Los últimos capítulos de la guerra terrorista para imponer al mundo un islam sanguinario y abyecto son un desafío vital para pueblos y gobiernos civilizados. El asesinato de inocentes que ha estallado en Francia coincide con la invasión a Europa de casi un millón de refugiados que huyen del salvajismo de ISIS. Los severos ajustes de la crisis económica y la creciente islamofobia no impidieron su acogida humanitaria en varios países. Pero los ataques en París plantearon dos preguntas: ¿es prudente acoger nuevas masas de musulmanes? ¿Cómo impactarán los inmigrantes en el duro mercado de trabajo y en los presupuestos deficitarios del estado de bienestar europeo?
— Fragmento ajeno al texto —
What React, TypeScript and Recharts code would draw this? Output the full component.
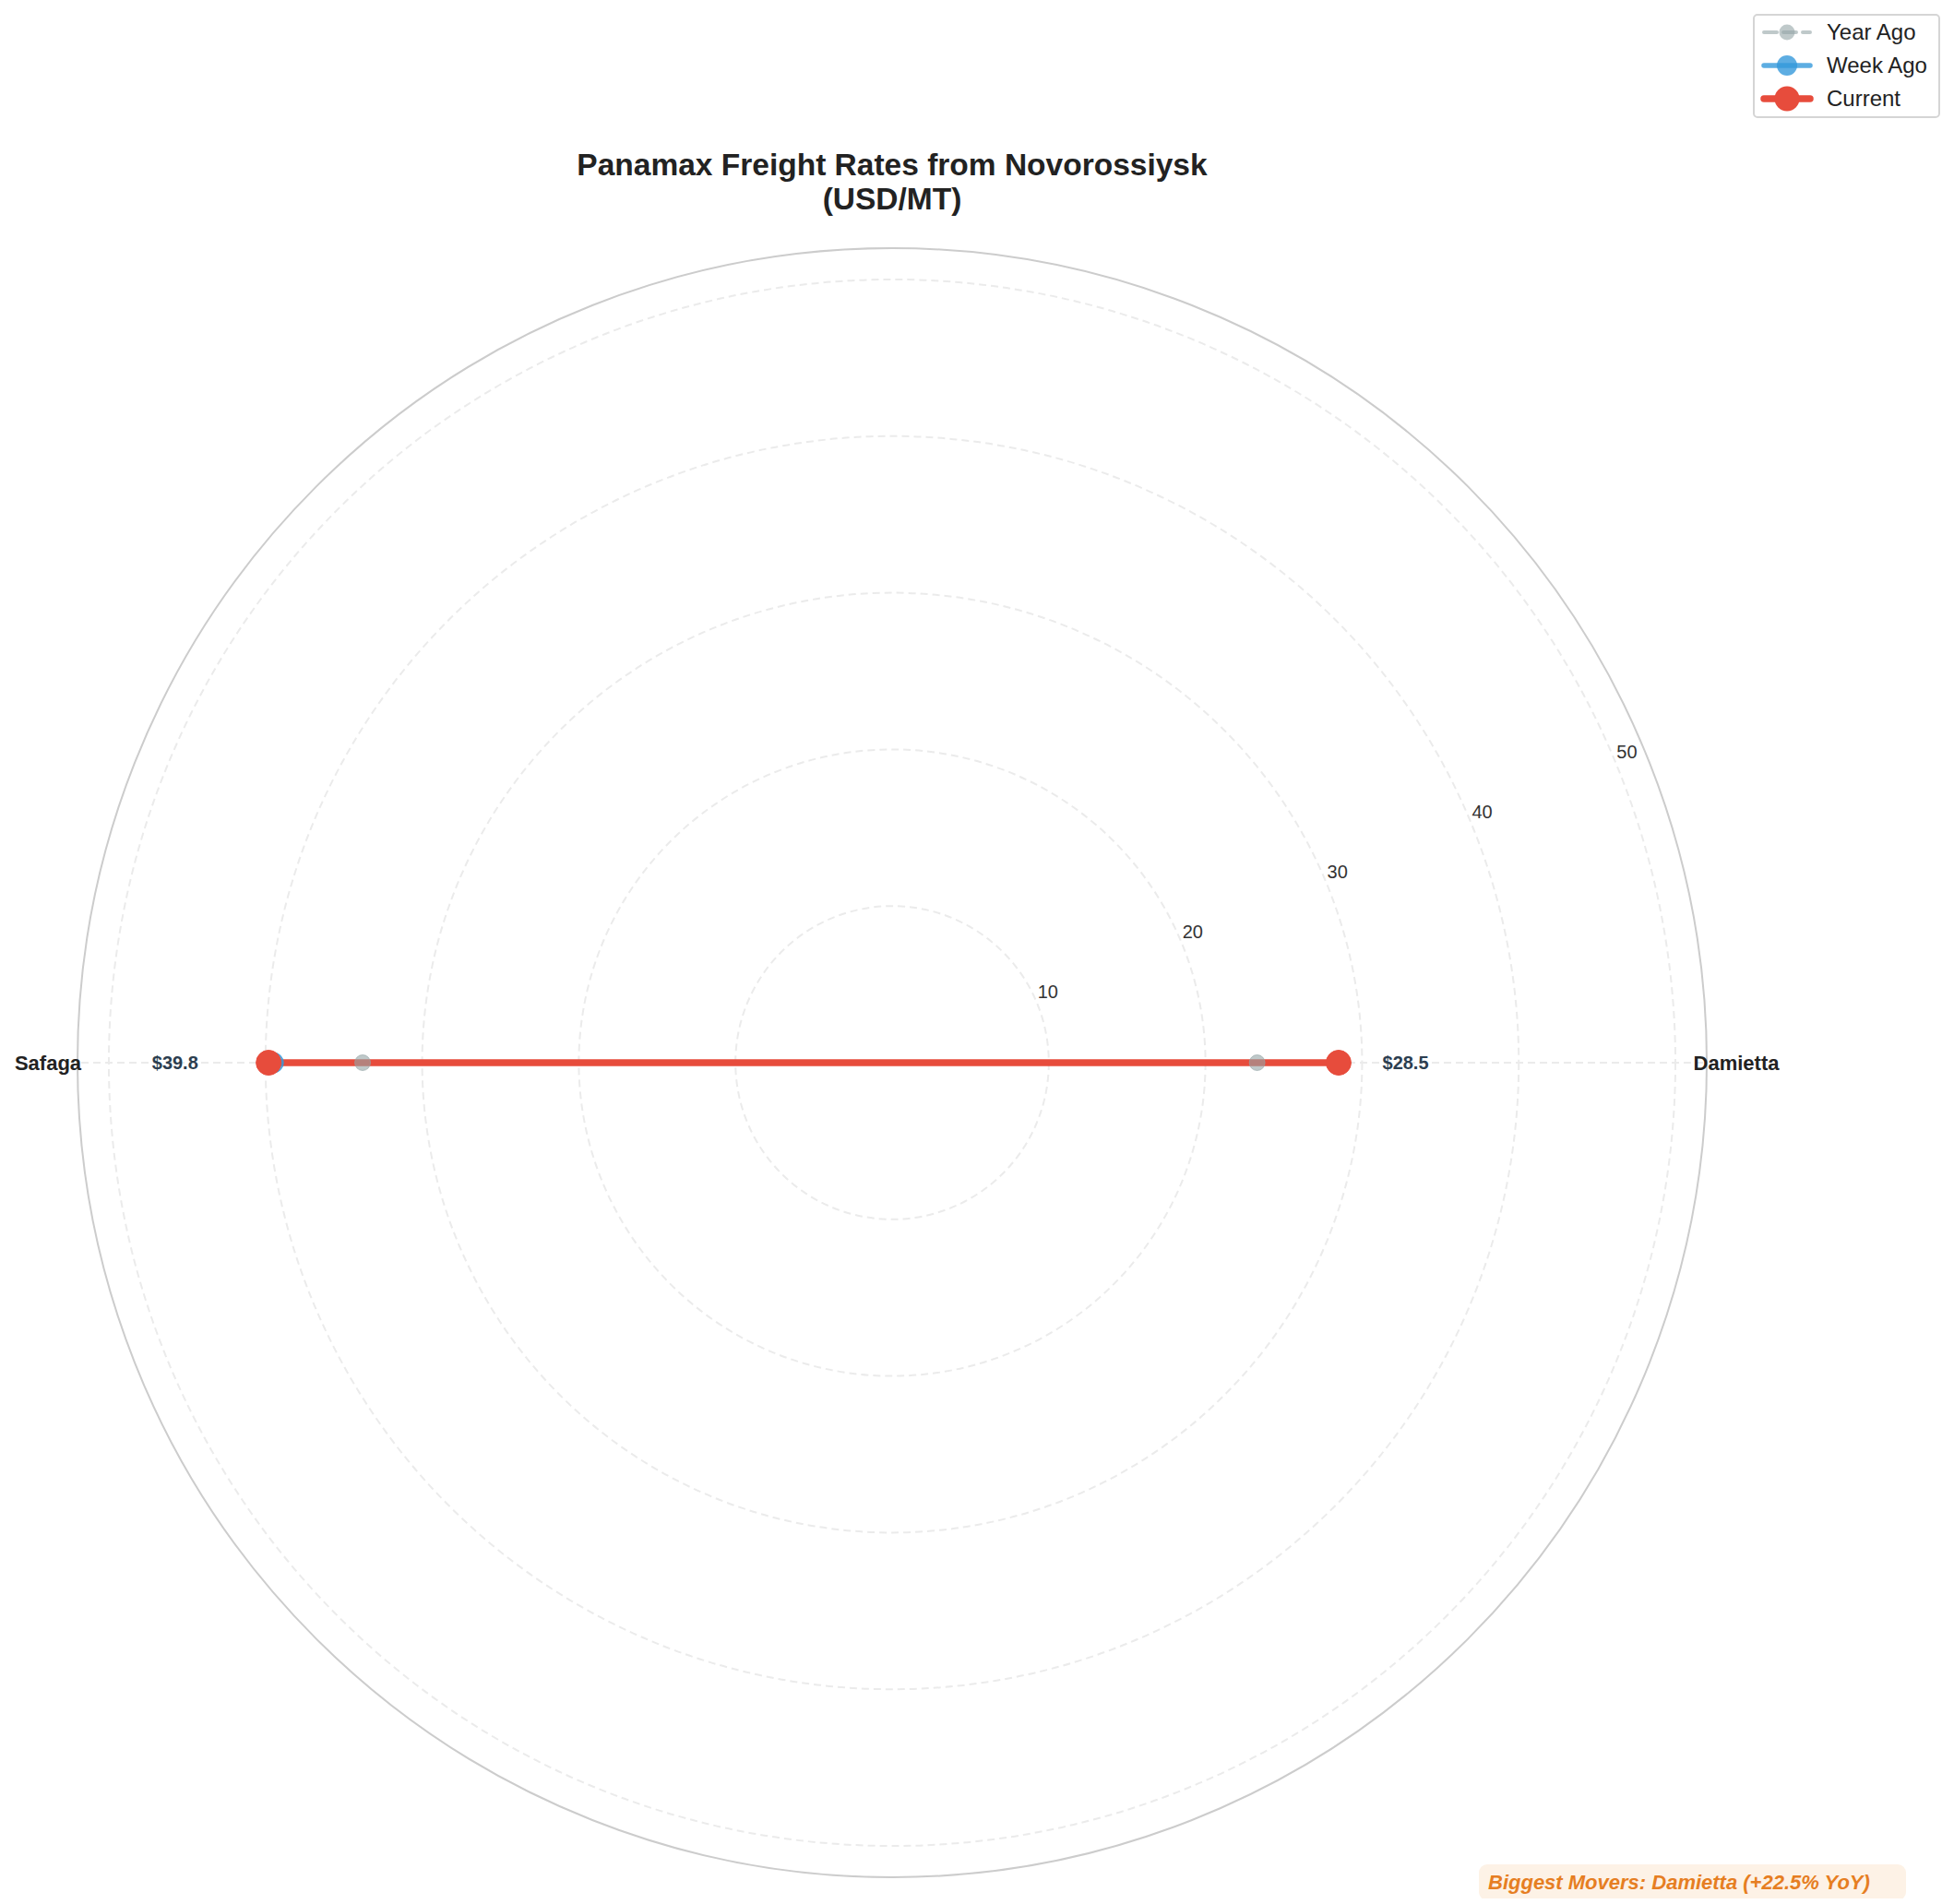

“El islam nunca fue una religión de paz. El islam es la religión de la guerra”, dijo el líder de ISIS, Al Baghdadi, en un mensaje sonoro e insolente (https://youtu.be/pqW0oSxdXmE). La mayoría musulmana dice condenar la yihad (guerra santa), instigada por interpretaciones del Corán que premian a los suicidas que matan infieles. Pero el dios Alá carece de una organización como la Iglesia católica, y la ausencia de autoridades eclesiásticas en el islam sunita (90% de los musulmanes) es un gran obstáculo para descalificar las herejías que invocan Al Qaeda y el Califato Islámico. ¿Cómo actuar entonces en el frente religioso de una “guerra” contra terroristas agazapados en cualquier sociedad? Si el islam condena verdaderamente la yihad, ¿por qué sus imanes y ayatolas no se reúnen para proclamar una doctrina que descalifique las interpretaciones heréticas del Corán que justifican el terrorismo? ¿Por qué no afirman inequívocamente que el misericordioso Alá castiga a los musulmanes que lo toleran y financian? ¿Por qué?

El problema se agrava porque el islam es o quiere ser Estado. Iglesia y gobierno civil fueron separados como consecuencia de las guerras de religión que diezmaron Europa. La secularización política nace con la Ilustración, la Declaración de Independencia de EE.UU. y la Revolución Francesa. En ellas está el origen de la democracia, los derechos humanos y los valores de la libertad consagrados en la Declaración Universal de Derechos Humanos (1948). Pero basta leerla para comprobar que los estados islámicos y las dictaduras abominan esos valores. ¿No urge entonces sincerar la diplomacia multilateral para que la comunidad de naciones pueda asumir un papel eficaz en la lucha contra la epidemia terrorista?